Seeking to start his own micro-lending program in Mexico, Saunders traveled to Bangladesh to learn more about the concept from Yunus himself. In 1999, he launched Grameen de la Frontera in Mexico, which has provided small loans that has transformed the lives of thousands of poor women and their families. He was one of only six recipients of the Grameen Humanitarian Award.
After seeing the climate change documentary "An Inconvenient Truth" in 2006, Saunders realized his work to help the poor would be wasted if a changing climate made their homes unlivable. He spent a year delivering presentations about climate change and the personal choices needed to address the problem. During that time, Congress extended a law that gave $18 billion in subsidies to oil and coal companies.

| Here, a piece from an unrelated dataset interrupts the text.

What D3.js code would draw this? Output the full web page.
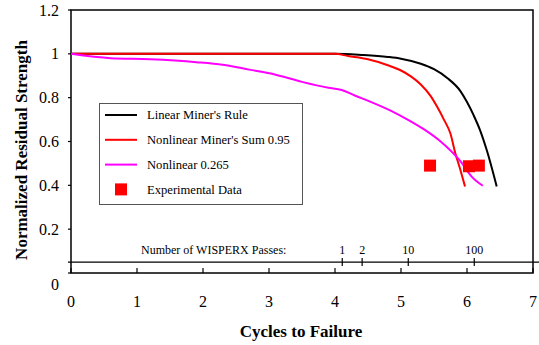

He quickly realized that the actions he was suggesting, while essential, were not a match for the problem. So in October of 2007, Saunders launched Citizens' Climate Lobby based on the successful methodology of RESULTS, to generate the political will for climate solutions by training and supporting citizens to effectively lobby their government. Since then, CCL has grown to more than 550 chapters worldwide -- 460 in the U.S. -- with 180,000 supporters. CCL was the leading advocacy group supporting the introduction this year of a bipartisan carbon-pricing bill, which now has 75 sponsors and cosponsors in the U.S. House of Representatives.
From the outset, Saunders sought to make CCL nonpartisan in efforts to solve climate change. At a time when most climate advocates had written off Republicans in efforts to enact effective remedies, CCL trained and supported thousands of volunteers to engage GOP members of Congress as potential allies rather than adversaries. CCL’s approach of polite, appreciative and respectful advocacy paid off with the formation in 2016 of the bipartisan Climate Solutions Caucus in the U.S. House, which grew to 90 members by the end of 2018, evenly divided between Republicans and Democrats. It became the inspiration for a similar group this year in the Senate.
“To say that he made the most of his time on this earth would be an understatement,” said CCL Executive Director Mark Reynolds. “In addition to being the most kind and generous person I've ever known, he was also a visionary, someone who saw the things that are broken in our world and then set out to fix them. As Buckminster Fuller once said, ‘The things to do are: the things that need doing, that you see need to be done, and that no one else seems to see need to be done.’ That was Marshall, doing the things that needed to be done that nobody else was doing.”
Services will be held on January 25, 2019, at 1:00 p.m. at St. Paul's United Methodist Church in Coronado and will be livestreamed for those who cannot attend in person from this link.